Custom House is a district in the West Ham area of the London Borough of Newham in east London, England.

The area is named after the custom house of Royal Victoria Dock. This dock is today in recreational use but it dominated the industry and commerce of the area from 1855 until the 1940s and closed in 1980. The main economic building of the area is the ExCeL Exhibition Centre and thus the district is connected to the City of London directly by two stations on the Docklands Light Railway. Nearby offices, factories and storage premises form the bulk of the rest of the workplaces of the area in the south of the district, close to the DLR route. Schools, a college, a care home, council offices and a parade of shops also support the local economy, which has parks to north and south-east. The district is contiguous with Canning Town, its forebear which was widely disparaged by the upper middle classes in Victorian England as a location heavily associated with rubber, packaging and miscellaneous manufacturing and dockyards, Custom House by not having such connotations is sometimes used for most of the south of the ancient parish of West Ham. A widely varying mapped overlap of the two areas relies on various interpretations including ward names and proximity to four DLR stations on the same line.

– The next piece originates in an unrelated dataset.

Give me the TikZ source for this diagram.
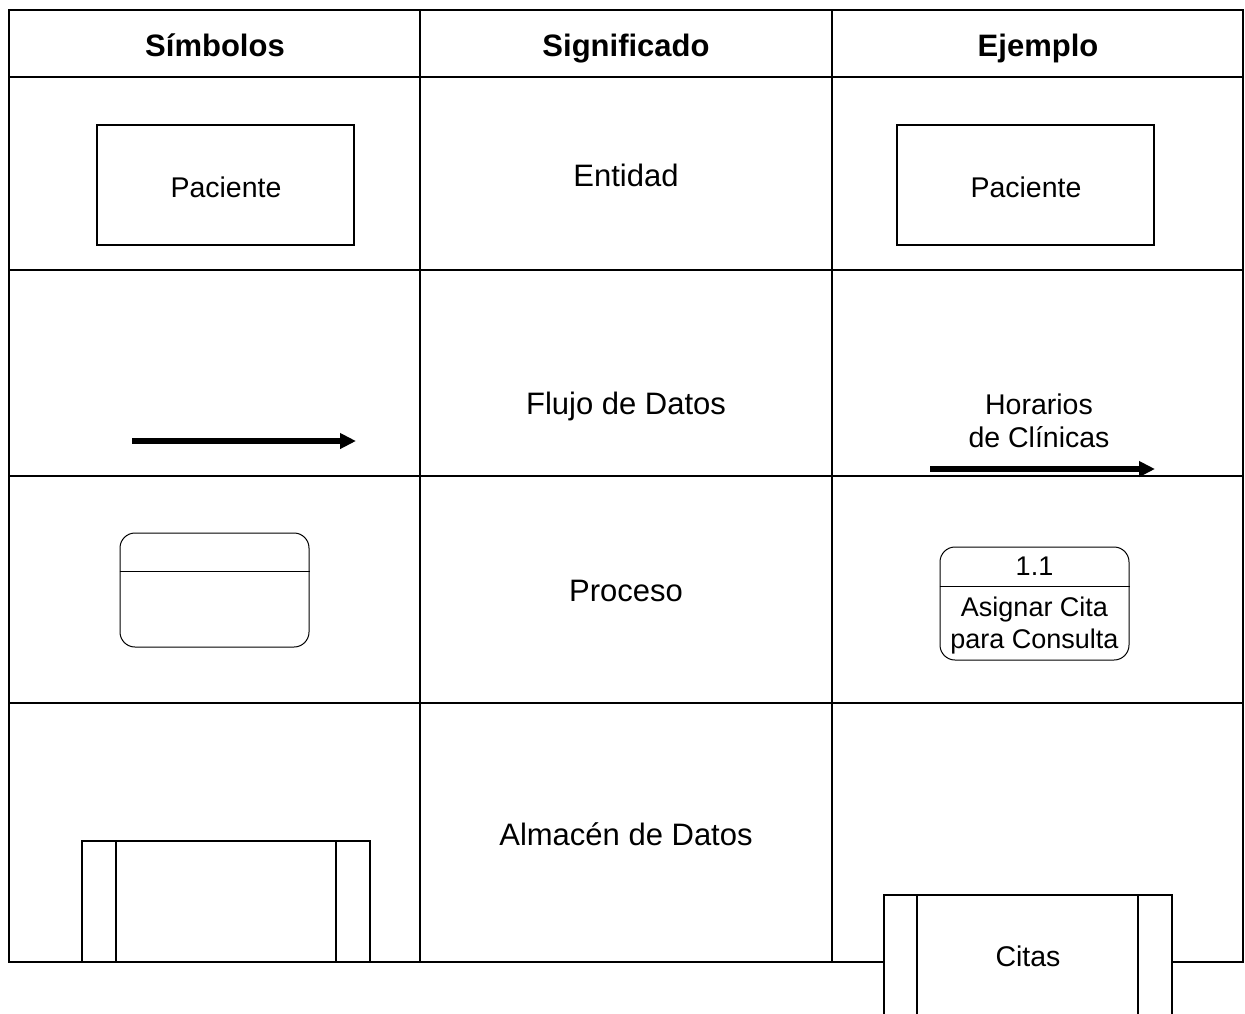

Historically Newham was in the extreme west of Essex, and formed along with Canning Town the south of the parish of West Ham, a largely rural parish until the early 19th century. As trade expanded in the British Empire the royal docks were built connected to the wide River Thames in this district — the demand for trade brought rapid population expansion: chiefly the families of dockworkers, warehousemen, carters (distributors), packaging and semi-skilled manufacturing hands, building and utilities workmen and workers in London's street and general distribution markets.